There are two causes of tank corrosion:
1. electrochemical corrosion (also called dissimilar metal corrosion)
2. ionic (or just chemical) corrosion
Soft water is both a weak acid and a weak base at the same time. Heated to 160F or so, it can be pretty rough on metal immersed in it. It will dissolve the metal just like acidic water would.
Hard water is so called because it has a lot of mineral salts (usually lime and the like) dissolved in it, which are cationic. Hard water plates minerals out on plumbing parts, because the solubility of the mineral salts decreases as the water is heated.
Electrochemical corrosion happens when you have two metals of different ionic potentials in contact with each other in a water bath together. Short answer is that the less cationic metal of the two gets corroded.

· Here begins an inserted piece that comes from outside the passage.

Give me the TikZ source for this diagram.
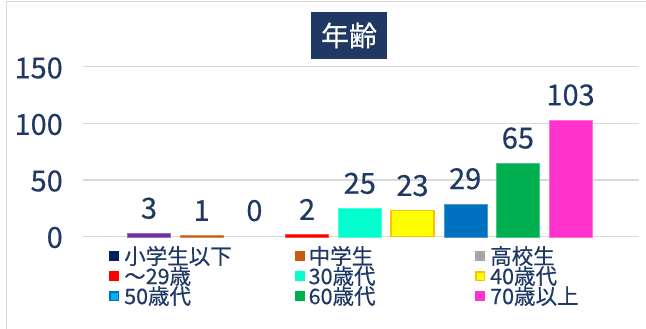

The sacrificial anode saves the inside of the tank from elecotrochemical corrosion from being even less cationic than the tank is. With a steel tank (suburban) you use an aluminum anode, because aluminum is less cationic than steel. With an aluminum (Atwood) tank, you use a magnesium anode. If everything works as designed, your anode gets eaten by soft or acidic water instead of the inside of the tank.
Note my point above about the dissimilar metals being in contact. Pipe tape on your anode threads is a bad idea - Teflon is an excellent
electrical insulator. The anode rod also needs to have a positive connection to the threaded plug for the same reason.